Le 7 février, une importante délégation russe, incluant les plus
hauts responsables du renseignement extérieur, est arrivée à Damas où
elle a été accueillie par une foule en liesse, certaine que le retour de
la Russie sur la scène internationale marquait la fin du cauchemar. La
capitale, mais aussi Alep, la seconde ville du pays, pavoisaient aux
couleurs blanc, bleu, rouge, et défilaient derrière des banderoles
écrites en cyrillique. Au palais présidentiel, la délégation russe a
rejoint des délégations d’autres États, notamment de la Turquie, de
l’Iran et du Liban. Une série d’accords a été conclue pour le retour à
la paix. La Syrie a restitué 49 instructeurs militaires faits
prisonniers par l’armée syrienne. La Turquie est intervenue pour faire
libérer les ingénieurs et les pèlerins iraniens enlevés, y compris ceux
qui étaient détenus par les Français (au passage, le lieutenant Tlass
qui les séquestrait pour le compte de la DGSE a été liquidé). La
Turquie a cessé tout soutien à l’ « Armée syrienne libre », a fermé ses
installations (hormis celle située sur la base de l’OTAN à Incirlik), et
a livré son chef, le colonel Riad el-Assad. La Russie, qui s’est portée
garante des accords, a été autorisée à réactiver l’ancienne base
soviétique d’interception du mont Qassioum.

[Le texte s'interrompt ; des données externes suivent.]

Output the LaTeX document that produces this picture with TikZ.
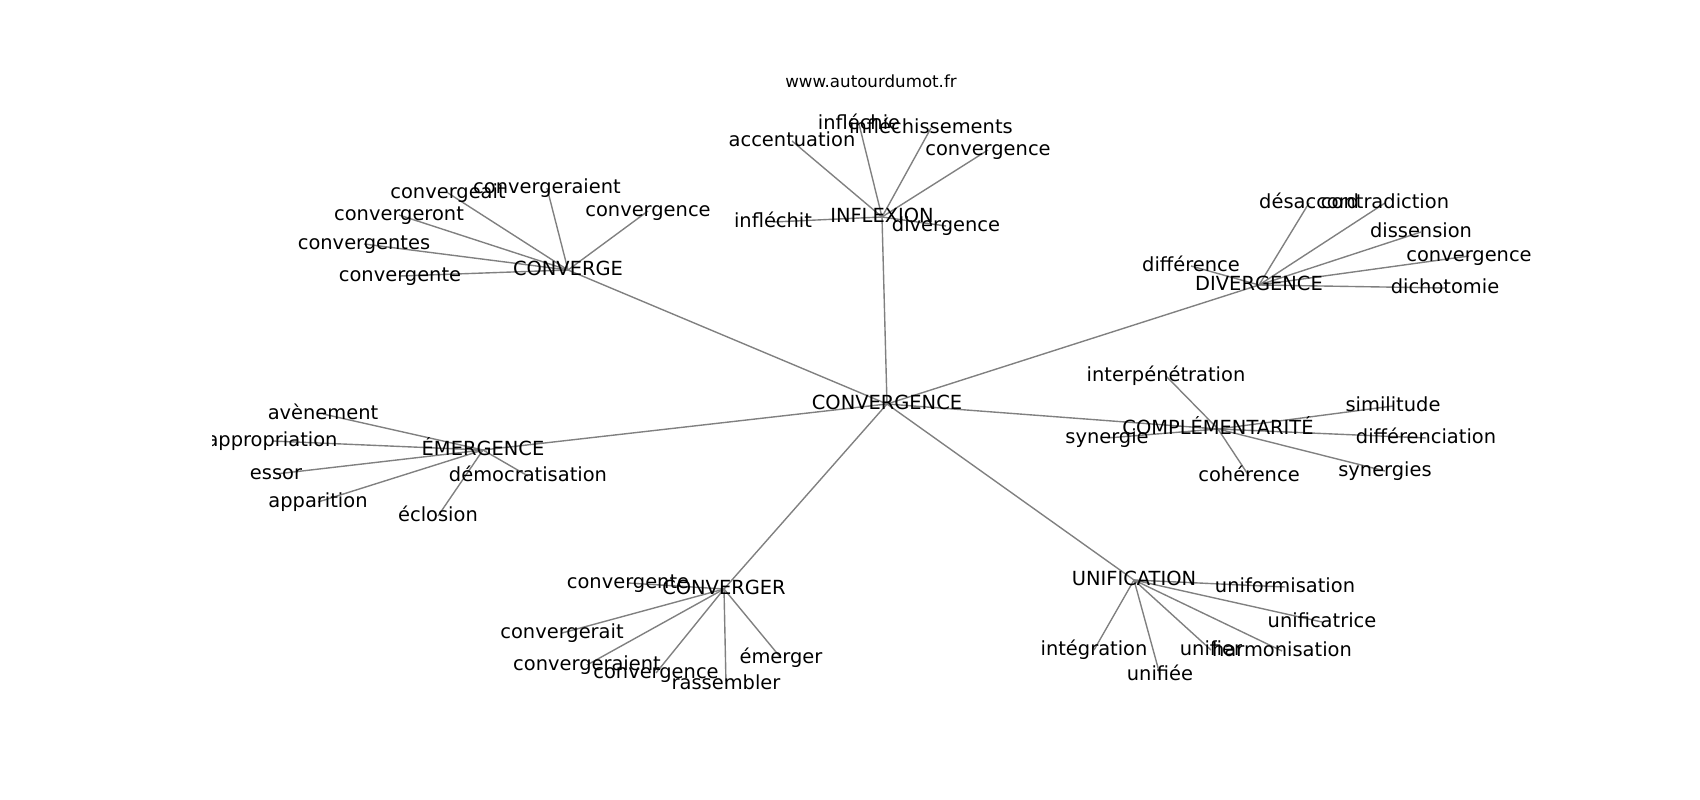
\documentclass[tikz,border=0pt]{standalone}
\usepackage{fontspec}
\setmainfont{DejaVu Sans}
\tikzset{
  lbl/.style={inner sep=0pt, outer sep=0pt, text height=14.77pt, text depth=4.28pt, anchor=center, font=\fontsize{19.44}{23}\selectfont},
  ttl/.style={inner sep=0pt, outer sep=0pt, text height=12.67pt, text depth=3.67pt, anchor=center, font=\fontsize{16.67}{20}\selectfont},
  edge/.style={draw=gray, line width=1.39pt}
}
\begin{document}
\begin{tikzpicture}[x=1pt,y=-1pt]
\useasboundingbox (0,0) rectangle (1700,800);
\node[ttl] (title) at (871,83.5) {www.autourdumot.fr};
\begin{scope}
\clip (212.5,96) rectangle (1530,712);
% coordinates of nodes
\coordinate (cC) at (887,404);
\coordinate (cCONVERGE) at (568,270);
\coordinate (c1) at (448,193);
\coordinate (c2) at (547,188);
\coordinate (c3) at (648,211);
\coordinate (c4) at (399,215);
\coordinate (c5) at (364,244);
\coordinate (c6) at (400,276);
\coordinate (cINF) at (882,217);
\coordinate (i1) at (859,124);
\coordinate (i2) at (931,128);
\coordinate (i3) at (792,141);
\coordinate (i4) at (988,150);
\coordinate (i5) at (773,222);
\coordinate (i6) at (946,226);
\coordinate (cDIV) at (1259,285);
\coordinate (d1) at (1309,203);
\coordinate (d2) at (1385,203);
\coordinate (d3) at (1421,232);
\coordinate (d4) at (1469,256);
\coordinate (d5) at (1191,266);
\coordinate (d6) at (1445,288);
\coordinate (cEME) at (483,450);
\coordinate (e1) at (323,414);
\coordinate (e2) at (272,441);
\coordinate (e3) at (276,474);
\coordinate (e4) at (318,502);
\coordinate (e5) at (528,476);
\coordinate (e6) at (438,516);
\coordinate (cCOM) at (1218,429);
\coordinate (m1) at (1166,376);
\coordinate (m2) at (1393,406);
\coordinate (m3) at (1107,438);
\coordinate (m4) at (1426,438);
\coordinate (m5) at (1249,476);
\coordinate (m6) at (1385,471);
\coordinate (cCVR) at (724,589);
\coordinate (r1) at (628,583);
\coordinate (r2) at (562,633);
\coordinate (r3) at (587,665);
\coordinate (r4) at (656,673);
\coordinate (r5) at (726,684);
\coordinate (r6) at (781,658);
\coordinate (cUNI) at (1134,580);
\coordinate (u1) at (1285,587);
\coordinate (u2) at (1322,622);
\coordinate (u3) at (1094,650);
\coordinate (u4) at (1211,650);
\coordinate (u5) at (1282,651);
\coordinate (u6) at (1160,675);
% edges
\foreach \h in {cCONVERGE,cINF,cDIV,cEME,cCOM,cCVR,cUNI} \draw[edge] (cC) -- (\h);
\foreach \n in {c1,c2,c3,c4,c5,c6} \draw[edge] (cCONVERGE) -- (\n);
\foreach \n in {i1,i2,i3,i4,i5,i6} \draw[edge] (cINF) -- (\n);
\foreach \n in {d1,d2,d3,d4,d5,d6} \draw[edge] (cDIV) -- (\n);
\foreach \n in {e1,e2,e3,e4,e5,e6} \draw[edge] (cEME) -- (\n);
\foreach \n in {m1,m2,m3,m4,m5,m6} \draw[edge] (cCOM) -- (\n);
\foreach \n in {r1,r2,r3,r4,r5,r6} \draw[edge] (cCVR) -- (\n);
\foreach \n in {u1,u2,u3,u4,u5,u6} \draw[edge] (cUNI) -- (\n);
% labels
\node[lbl] (nC) at (cC) {CONVERGENCE};
\node[lbl] (nCONVERGE) at (cCONVERGE) {CONVERGE};
\node[lbl] (n_c1) at (c1) {convergeait};
\node[lbl] (n_c2) at (c2) {convergeraient};
\node[lbl] (n_c3) at (c3) {convergence};
\node[lbl] (n_c4) at (c4) {convergeront};
\node[lbl] (n_c5) at (c5) {convergentes};
\node[lbl] (n_c6) at (c6) {convergente};
\node[lbl] (nINF) at (cINF) {INFLEXION};
\node[lbl] (n_i1) at (i1) {infléchie};
\node[lbl] (n_i2) at (i2) {infléchissements};
\node[lbl] (n_i3) at (i3) {accentuation};
\node[lbl] (n_i4) at (i4) {convergence};
\node[lbl] (n_i5) at (i5) {infléchit};
\node[lbl] (n_i6) at (i6) {divergence};
\node[lbl] (nDIV) at (cDIV) {DIVERGENCE};
\node[lbl] (n_d1) at (d1) {désaccord};
\node[lbl] (n_d2) at (d2) {contradiction};
\node[lbl] (n_d3) at (d3) {dissension};
\node[lbl] (n_d4) at (d4) {convergence};
\node[lbl] (n_d5) at (d5) {différence};
\node[lbl] (n_d6) at (d6) {dichotomie};
\node[lbl] (nEME) at (cEME) {ÉMERGENCE};
\node[lbl] (n_e1) at (e1) {avènement};
\node[lbl] (n_e2) at (e2) {appropriation};
\node[lbl] (n_e3) at (e3) {essor};
\node[lbl] (n_e4) at (e4) {apparition};
\node[lbl] (n_e5) at (e5) {démocratisation};
\node[lbl] (n_e6) at (e6) {éclosion};
\node[lbl] (nCOM) at (cCOM) {COMPLÉMENTARITÉ};
\node[lbl] (n_m1) at (m1) {interpénétration};
\node[lbl] (n_m2) at (m2) {similitude};
\node[lbl] (n_m3) at (m3) {synergie};
\node[lbl] (n_m4) at (m4) {différenciation};
\node[lbl] (n_m5) at (m5) {cohérence};
\node[lbl] (n_m6) at (m6) {synergies};
\node[lbl] (nCVR) at (cCVR) {CONVERGER};
\node[lbl] (n_r1) at (r1) {convergente};
\node[lbl] (n_r2) at (r2) {convergerait};
\node[lbl] (n_r3) at (r3) {convergeraient};
\node[lbl] (n_r4) at (r4) {convergence};
\node[lbl] (n_r5) at (r5) {rassembler};
\node[lbl] (n_r6) at (r6) {émerger};
\node[lbl] (nUNI) at (cUNI) {UNIFICATION};
\node[lbl] (n_u1) at (u1) {uniformisation};
\node[lbl] (n_u2) at (u2) {unificatrice};
\node[lbl] (n_u3) at (u3) {intégration};
\node[lbl] (n_u4) at (u4) {unifier};
\node[lbl] (n_u5) at (u5) {harmonisation};
\node[lbl] (n_u6) at (u6) {unifiée};
\end{scope}
\end{tikzpicture}
\end{document}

Le lendemain, le département d’État des États-Unis a informé
l’opposition syrienne en exil qu’elle ne devait plus compter sur une
aide militaire US. Comprenant qu’ils ont trahi leur pays pour rien, les
membres du Conseil national syrien sont partis en quête de nouveaux
sponsors. L’un d’entre eux allant même jusqu’à écrire à Benjamin
Netanyahu pour lui demander d’envahir la Syrie.
- Déploiement de l’armée libanaise lors de son opération au nord du pays.
Après un délai de deux jours nécessaire à la mise en œuvre des
accords, les armées nationales non seulement de la Syrie, mais aussi du
Liban, ont donné l’assaut des bases de la Légion wahhabite. Au Nord du
Liban, un gigantesque arsenal a été saisi à Tripoli et quatre officiers
occidentaux ont été faits prisonniers dans le Akkar dans une école
désaffectée de l’UNRWA transformée en QG militaire. En Syrie, le général
Assef Chawkat en personne a commandé les opérations. Au moins 1 500
combattants ont été faits prisonniers, dont un colonel français du
service technique de communication de la DGSE, et plus d’un millier de
personnes ont été tuées. À ce stade, il n’est pas possible de déterminer
parmi les victimes combien sont des mercenaires étrangers, combien sont
des Syriens collaborant avec les forces étrangères, et combien sont des
civils pris au piège de la ville en guerre.
Le Liban et la Syrie ont rétabli leur souveraineté sur l’ensemble de leur territoire.
Des intellectuels débattent de savoir si Vladimir Poutine n’a pas
commis une erreur en protégeant la Syrie au prix d’une crise
diplomatique avec les États-Unis. C’est une question mal posée. En
reconstituant ses forces durant des années et en s’affirmant aujourd’hui
sur la scène internationale, Moscou a mis fin à deux décennies d’un
ordre mondial unipolaire dans lequel Washington pouvait étendre son
hégémonie jusqu’à parvenir à une domination globale. Le choix n’était
pas de s’allier soit à la petite Syrie, soit aux puissants USA, mais de
laisser la première puissance du monde détruire un État de plus ou de
bouleverser les rapports de force et de créer un ordre international
plus juste dans lequel la Russie a son mot à dire.